In his final chapter 'Wagner and Religion' Ian Dallas cuts to the Islamic chase and interprets Wagner's repeated rejection of Judeo-Christianity as leaving the door wide open for the third great monotheistic tradition. Wagner's longed for 'one religion and no state' is revealed as Islam and the small problem that there is only limited evidence to support this is dismissed with the explanation that "Wagner has, partly despite himself, and partly aware" written the first Islamic music drama. The main evidence produced to support the Islamic sub-text is Wagner's 1852 assertion that the 14th century Persian poet and mystic Hafez "is the greatest and most sublime philosopher". Ian Dallas dismisses the "small group of confused christians who look to Parsifal to uphold their bizarre religion of ritual homeopathic anthropophagism" and instead gives us a full-blown Islamic interpretation of Wagner.

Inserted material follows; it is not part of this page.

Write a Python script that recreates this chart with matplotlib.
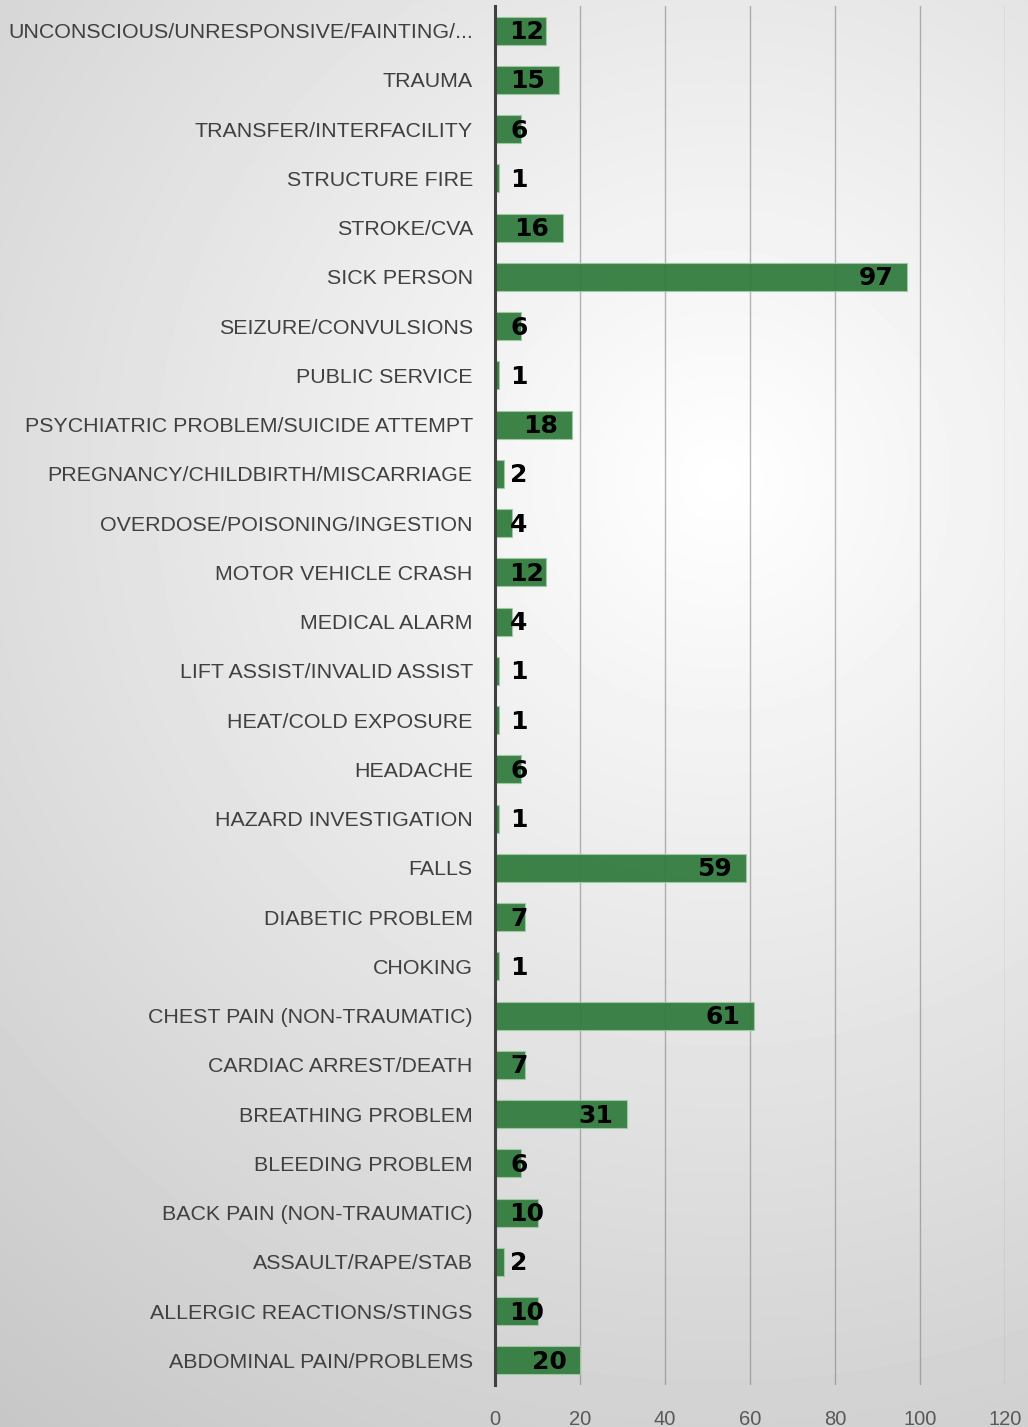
import numpy as np
import matplotlib.pyplot as plt

# categorii (de sus in jos, ca in grafic)
categorii = [
    "UNCONSCIOUS/UNRESPONSIVE/FAINTING/...", "TRAUMA", "TRANSFER/INTERFACILITY",
    "STRUCTURE FIRE", "STROKE/CVA", "SICK PERSON", "SEIZURE/CONVULSIONS",
    "PUBLIC SERVICE", "PSYCHIATRIC PROBLEM/SUICIDE ATTEMPT",
    "PREGNANCY/CHILDBIRTH/MISCARRIAGE", "OVERDOSE/POISONING/INGESTION",
    "MOTOR VEHICLE CRASH", "MEDICAL ALARM", "LIFT ASSIST/INVALID ASSIST",
    "HEAT/COLD EXPOSURE", "HEADACHE", "HAZARD INVESTIGATION", "FALLS",
    "DIABETIC PROBLEM", "CHOKING", "CHEST PAIN (NON-TRAUMATIC)",
    "CARDIAC ARREST/DEATH", "BREATHING PROBLEM", "BLEEDING PROBLEM",
    "BACK PAIN (NON-TRAUMATIC)", "ASSAULT/RAPE/STAB",
    "ALLERGIC REACTIONS/STINGS", "ABDOMINAL PAIN/PROBLEMS",
]
valori = [12, 15, 6, 1, 16, 97, 6, 1, 18, 2, 4, 12, 4, 1, 1, 6, 1, 59, 7, 1,
          61, 7, 31, 6, 10, 2, 10, 20]
ticks_x = [0, 20, 40, 60, 80, 100, 120]

W, H = 1028, 1427
fig = plt.figure(figsize=(W / 100, H / 100), dpi=100)

# fundal cu gradient radial (alb in centru, gri la margini)
bg = fig.add_axes([0, 0, 1, 1], zorder=0)
yy, xx = np.mgrid[0:H, 0:W]
r = np.sqrt((xx - 720) ** 2 + (yy - 480) ** 2) / 1180
val = np.clip(1.0 - 0.22 * np.clip(r, 0, 1.2), 0, 1)
bg.imshow(val, cmap="gray", vmin=0, vmax=1, aspect="auto", interpolation="bilinear")
bg.axis("off")

ax = fig.add_axes([495 / W, 1 - 1385 / H, 510 / W, 1379 / H], zorder=1)
ax.patch.set_alpha(0)

n = len(categorii)
y = np.arange(n)[::-1]
ax.barh(y, valori, height=0.57, color="#2f7a3b", alpha=0.93,
        edgecolor="#9fc9a5", linewidth=0.8, zorder=3)

ax.set_xlim(0, 120)
ax.set_ylim(-0.5, n - 0.5)
ax.set_yticks(y)
ax.set_yticklabels(categorii, fontsize=15.4, color="#404040", family="Liberation Sans")
ax.set_xticks(ticks_x)
ax.set_xticklabels([str(t) for t in ticks_x], fontsize=14.5, color="#595959",
                   family="Liberation Sans")
ax.tick_params(axis="y", length=0, pad=16)
ax.tick_params(axis="x", length=0, pad=18)

ax.grid(axis="x", color="#7a7a7a", alpha=0.55, linewidth=1.0, zorder=1)
ax.set_axisbelow(True)
for s in ["top", "right", "bottom"]:
    ax.spines[s].set_visible(False)
ax.spines["left"].set_color("#404040")
ax.spines["left"].set_linewidth(2.2)
ax.spines["left"].set_zorder(4)

# etichete: capatul din dreapta al barei minus un spatiu, dar nu prea aproape de axa
px = 510 / 120
for yi, v in zip(y, valori):
    w = len(str(v)) * 16 / px
    cx = max(v - 15 / px - w / 2, 16 / px + w / 2)
    ax.text(cx, yi - 0.03, str(v), ha="center", va="center", fontsize=18,
            fontweight="bold", color="black", family="DejaVu Sans", zorder=5)

fig.savefig("out.png", dpi=100)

As with all other quotes this one retains Dallas' subjective capitalisation.
What happens next is the transformation of all the christian rites into their Islamic equivalent. Firstly Parsifal declares himself King. Islam law is founded on leadership. He bathes himself in water - the act of baptism is transformed into the act of wudhu' or ritual purification by water before prayer. Parsifal, following Qur'anic instruction, bathes his face and head, arms and feet. The act is completed by the annointing which in turn is the perfuming of the muslim. The 'Good' Friday of the calendar becomes the Friday instituted as the day of public worship...
So are we ready for an Islamic interpretation of Wagner? I sincerely hope we are, even if it does not meet with our approval. The dissenters will certainly be in the majority, but Ian Dallas deserves praise for taking us far beyond our comfort zone, which is more than most current Wagner bicentennial are events are doing. Jungians, Christians and other Western groupings have given us their perspective on Wagner, so why not Muslims? And Ian Dallas would not be the first to controversially reinterpret a musical masterpiece: as recounted here previously, that great patriotic anthem Jerusalem started life a a recruiting song for a syncretic spiritual movement. There is much to relish in The New Wagnerian, but also much to question. But that can also be said of Wagner, who we are celebrating so enthusiastically this year. Now does anyone know of any books about Britten and Sufism?

* Sources include:
- The New Wagnerian by Ian Dallas (ISBN 844047475X) published by Freiburg Books, Granada, Spain. See note below on availability.
- Personal website of Abdalqadir as-Sufi
- Text of presentation by Abdassabur Kirke on Ian Dallas' writings.
- 'The work of Shaykh Dr.Abdalqadir as sufi' at Ummah, the online Muslim community.

** It appears that the Islamic publisher Bookworks in Norwich - with which I have absolutely no connection - has the small remaining stock of The New Wagnerian. Copies can be bought from them via Amazon. The Bookworks also publishes Ian Dallas: Collected Works which includes The New Wagnerian and his highly recommended Sufi novel The Book of Strangers.

*** Wagner at the 2013 BBC Proms
- The Ring with Daniel Barenboim and the Staatskapelle Berlin on July 22, 23, 26 and 28.
- Tristan and Isolde with Semyon Bychkov and the BBC Symphony Orchestra on July 27.
- Tannhäuser with Donald Runnicles and the BBC Scottish Symphony Orchestra on August 4.
- Parsifal with Sir Mark Elder and the Hallé Orchestra on August 25.

**** Ian Dallas' interpretation of Wagner will almost certainly meet with disapproval. But there are interesting similarities between my header and footer photos.